H is for Hummingbird Chocolate Maker

When I was first telling friends about the Eating the Chocolate Alphabet project, I was a little appalled when they asked: “You’re not going to feature Hershey’s for ‘H,’ are you?” That was the perfect opportunity to explain that my goal was to try chocolates that were new to me + I wanted to focus on non-mass produced chocolates (besides, my tastes evolved beyond Hershey’s YEARS ago!)

Since hummingbirds are one of my favorite birds to watch as they hover at a feeder, just the company name and the simplicity of the packaging design drew me to Hummingbird Chocolate Maker. But, then, I discovered that their chocolates were only available in New York or in Canada! Thanks Josh Rubin from Chocexchange for being my hero and expertly shipping the bar to California!


This particular bar is made with just two ingredients! Trinitario cacao beans + local maple syrup from Fulton’s Sugar Shack. I like that Hummingbird Chocolate’s packaging even features a photo from the 5th generation Fulton descendant running the maple production facility as a way to both honor their partner and provide transparency about the ingredient source.


What started out as a casual hobby, making the best chocolate possible in small batches has become a passion for husband-and-wife team Drew & Erica Gilmour in the Ottawa Valley of Ontario, Canada.

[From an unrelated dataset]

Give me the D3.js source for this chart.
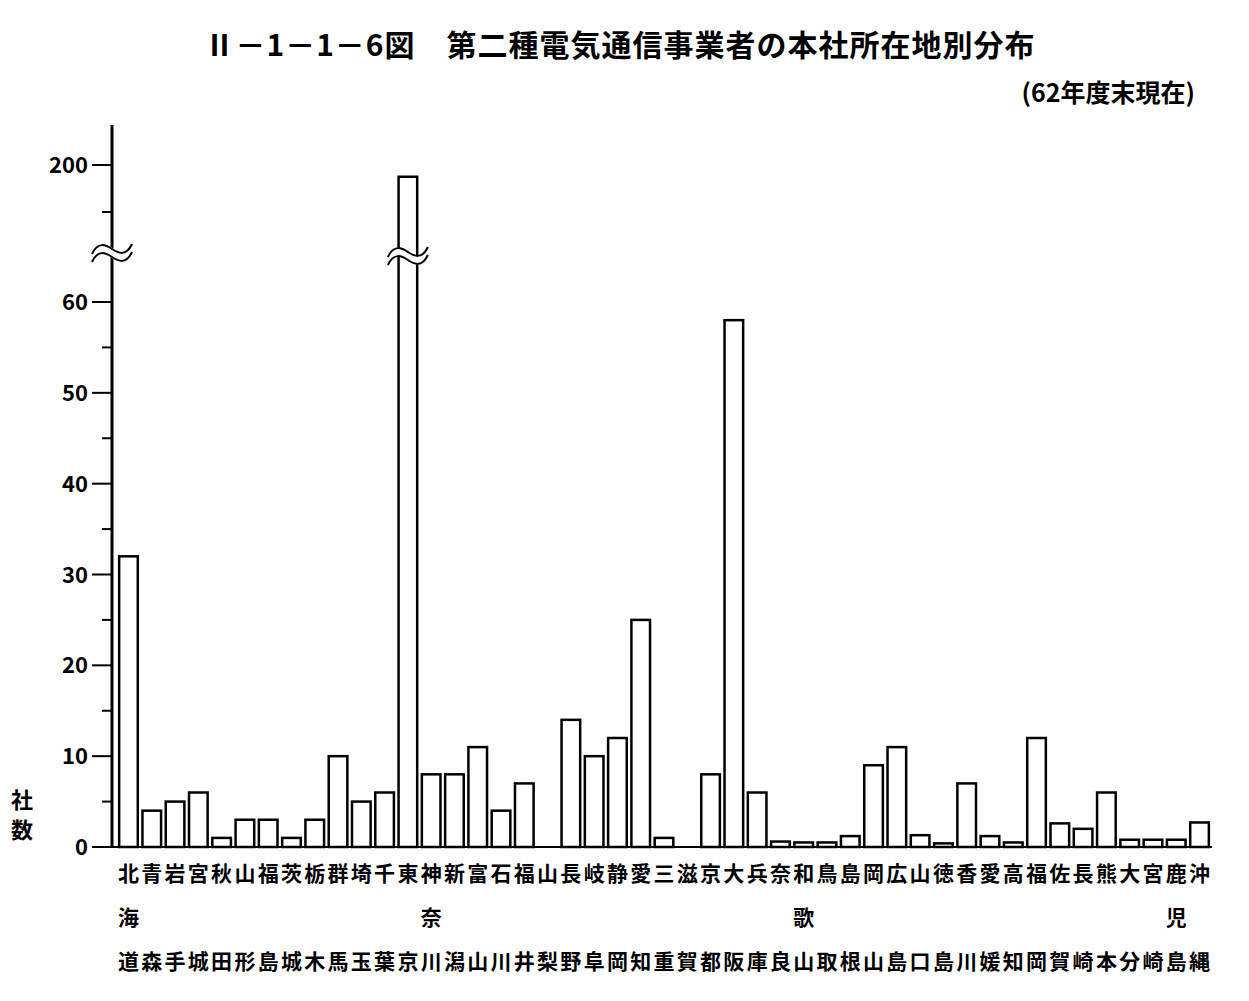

They are industrious (like their namesake), without being industrial.

The inside of the outer label lists the 10 steps they take in the bean-to-bar process (this information is also shown in greater detail and with more photos on their website). My favorite part was seeing an illustration of a vintage melangeur (conching machine), the one used as part of a recent bean-to-bar class was tiny (and modern) in comparison!


The hummingbird graphic on the front of the outer packaging reminds me of Maori tattoo art, so I’m not sure what I was expecting the mold to look like.


What a surprise to peel back the gold foil wrapping to see a bar comprised of 8 squares of different heights and images imprinted on them. It reminded me of a childhood block puzzle that still needed to be re-arranged into a final cohesive image.


In a happy twist of fate, the chocolate bar had broken in such a way that if re-positioned, it almost looked like a bird with outstretched wings or a stealth bomber, depending on how you look at it! 😉


As I was taking photos, I enjoyed the enticing chocolate aroma. So, it surprised me that the first couple of bites produced a slightly bitter, fruity taste (like unripe raspberries). Though it doesn’t say so on the packaging itself, their website indicates that the Trinitario beans used for this bar come from Northern Dominican Republic, so that would explain the fruity notes. The bitterness faded and evolved into a fairly mild maple syrup flavor. As I continued to sample more squares, this time letting the chocolate melt in my mouth, it seemed like the maple sweetness was “cumulative” and it certainly seemed like it was heightened toward the end of my tasting. Surprisingly intense and complex for just two ingredients!